### PROBLEM REQUIREMENTS
Your task is to repeat all of the data exactly while excluding the pictures.

>> Start

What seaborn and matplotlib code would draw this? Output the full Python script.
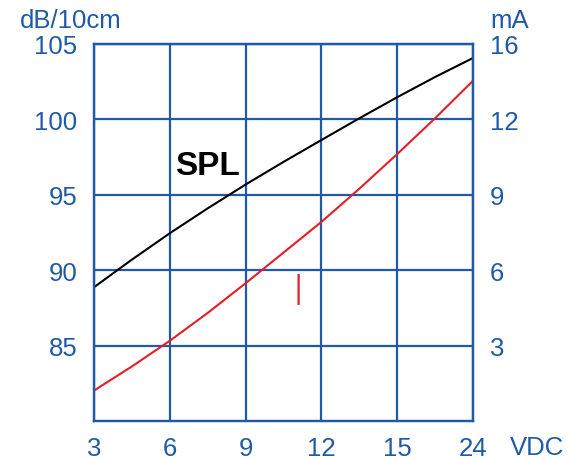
import numpy as np
import matplotlib.pyplot as plt
import seaborn as sns

# values
volts = [3, 4.5, 6, 7.5, 9, 10.5, 12, 13.5, 15, 19.5, 24]
spl_db = [88.87, 90.7, 92.45, 94.1, 95.68, 97.18, 98.63, 100.07, 101.47, 102.81, 104.07]
current_ma = [1.21, 2.17, 3.19, 4.30, 5.48, 6.70, 7.92, 9.24, 10.62, 12.06, 14.05]

volt_ticks = [3, 6, 9, 12, 15, 24]
db_ticks = [85, 90, 95, 100, 105]
ma_grid = [0, 3, 6, 9, 12, 16]
ma_ticks = [3, 6, 9, 12, 16]

BLUE = "#1f5aa6"
RED = "#e41e26"

sns.set_style("white")
plt.rcParams["font.family"] = ["Liberation Sans", "DejaVu Sans"]

fig = plt.figure(figsize=(5.79, 4.6), dpi=100)
ax = fig.add_axes([0.1623, 0.0826, 0.6546, 0.8196])
ax2 = ax.twinx()

# uneven axes: each grid step is one cell wide
idx_v = np.arange(len(volt_ticks))
idx_ma = np.arange(len(ma_grid))
ax.set_xscale("function", functions=(lambda v: np.interp(v, volt_ticks, idx_v),
                                     lambda v: np.interp(v, idx_v, volt_ticks)))
ax2.set_yscale("function", functions=(lambda v: np.interp(v, ma_grid, idx_ma),
                                      lambda v: np.interp(v, idx_ma, ma_grid)))

sns.lineplot(x=volts, y=spl_db, ax=ax, color="black", linewidth=1.5)
sns.lineplot(x=volts, y=current_ma, ax=ax2, color=RED, linewidth=1.5)

ax.set_xlim(3, 24)
ax.set_ylim(80, 105)
ax2.set_ylim(0, 16)
ax.set_xticks(volt_ticks)
ax.set_xticklabels([str(v) for v in volt_ticks])
ax.set_yticks(db_ticks)
ax2.set_yticks(ma_ticks)
ax2.set_yticklabels([str(v) for v in ma_ticks])

ax.grid(True, color=BLUE, linewidth=1.6)
ax.set_axisbelow(True)
for a in (ax, ax2):
    for sp in a.spines.values():
        sp.set_color(BLUE)
        sp.set_linewidth(1.6)
ax.tick_params(axis="x", length=0, pad=10.5, labelsize=18.5, labelcolor=BLUE)
ax.tick_params(axis="y", length=0, pad=12, labelsize=18.5, labelcolor=BLUE)
ax2.tick_params(axis="y", length=0, pad=12, labelsize=18.5, labelcolor=BLUE)
ax.set_xlabel("")
ax.set_ylabel("")
ax2.set_ylabel("")

# labels
ax.text(0.215, 0.655, "SPL", transform=ax.transAxes, fontsize=24,
        fontweight="bold", color="black", ha="left", va="baseline")
ax.text(0.538, 0.31, "I", transform=ax.transAxes, fontsize=31,
        family=["Lato", "Liberation Sans"], fontweight=300,
        color=RED, ha="center", va="baseline")
fig.text(20 / 579, 1 - 28 / 460, "dB/10cm", fontsize=18.5, color=BLUE,
         ha="left", va="baseline")
fig.text(490 / 579, 1 - 28 / 460, "mA", fontsize=18.5, color=BLUE,
         ha="left", va="baseline")
fig.text(510 / 579, 1 - 455 / 460, "VDC", fontsize=18.5, color=BLUE,
         ha="left", va="baseline")

fig.savefig("out.png", dpi=100)
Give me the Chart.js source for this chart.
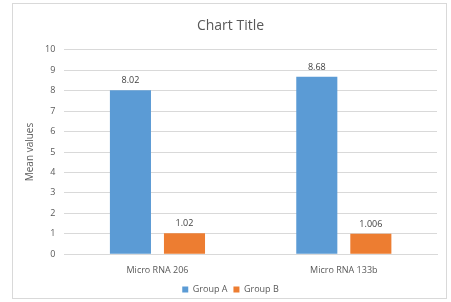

>> End

### ANSWER IN FULL
What seaborn and matplotlib code would draw this? Output the full Python script.
import numpy as np
import matplotlib.pyplot as plt
import seaborn as sns

# values
volts = [3, 4.5, 6, 7.5, 9, 10.5, 12, 13.5, 15, 19.5, 24]
spl_db = [88.87, 90.7, 92.45, 94.1, 95.68, 97.18, 98.63, 100.07, 101.47, 102.81, 104.07]
current_ma = [1.21, 2.17, 3.19, 4.30, 5.48, 6.70, 7.92, 9.24, 10.62, 12.06, 14.05]

volt_ticks = [3, 6, 9, 12, 15, 24]
db_ticks = [85, 90, 95, 100, 105]
ma_grid = [0, 3, 6, 9, 12, 16]
ma_ticks = [3, 6, 9, 12, 16]

BLUE = "#1f5aa6"
RED = "#e41e26"

sns.set_style("white")
plt.rcParams["font.family"] = ["Liberation Sans", "DejaVu Sans"]

fig = plt.figure(figsize=(5.79, 4.6), dpi=100)
ax = fig.add_axes([0.1623, 0.0826, 0.6546, 0.8196])
ax2 = ax.twinx()

# uneven axes: each grid step is one cell wide
idx_v = np.arange(len(volt_ticks))
idx_ma = np.arange(len(ma_grid))
ax.set_xscale("function", functions=(lambda v: np.interp(v, volt_ticks, idx_v),
                                     lambda v: np.interp(v, idx_v, volt_ticks)))
ax2.set_yscale("function", functions=(lambda v: np.interp(v, ma_grid, idx_ma),
                                      lambda v: np.interp(v, idx_ma, ma_grid)))

sns.lineplot(x=volts, y=spl_db, ax=ax, color="black", linewidth=1.5)
sns.lineplot(x=volts, y=current_ma, ax=ax2, color=RED, linewidth=1.5)

ax.set_xlim(3, 24)
ax.set_ylim(80, 105)
ax2.set_ylim(0, 16)
ax.set_xticks(volt_ticks)
ax.set_xticklabels([str(v) for v in volt_ticks])
ax.set_yticks(db_ticks)
ax2.set_yticks(ma_ticks)
ax2.set_yticklabels([str(v) for v in ma_ticks])

ax.grid(True, color=BLUE, linewidth=1.6)
ax.set_axisbelow(True)
for a in (ax, ax2):
    for sp in a.spines.values():
        sp.set_color(BLUE)
        sp.set_linewidth(1.6)
ax.tick_params(axis="x", length=0, pad=10.5, labelsize=18.5, labelcolor=BLUE)
ax.tick_params(axis="y", length=0, pad=12, labelsize=18.5, labelcolor=BLUE)
ax2.tick_params(axis="y", length=0, pad=12, labelsize=18.5, labelcolor=BLUE)
ax.set_xlabel("")
ax.set_ylabel("")
ax2.set_ylabel("")

# labels
ax.text(0.215, 0.655, "SPL", transform=ax.transAxes, fontsize=24,
        fontweight="bold", color="black", ha="left", va="baseline")
ax.text(0.538, 0.31, "I", transform=ax.transAxes, fontsize=31,
        family=["Lato", "Liberation Sans"], fontweight=300,
        color=RED, ha="center", va="baseline")
fig.text(20 / 579, 1 - 28 / 460, "dB/10cm", fontsize=18.5, color=BLUE,
         ha="left", va="baseline")
fig.text(490 / 579, 1 - 28 / 460, "mA", fontsize=18.5, color=BLUE,
         ha="left", va="baseline")
fig.text(510 / 579, 1 - 455 / 460, "VDC", fontsize=18.5, color=BLUE,
         ha="left", va="baseline")

fig.savefig("out.png", dpi=100)
Give me the Chart.js source for this chart.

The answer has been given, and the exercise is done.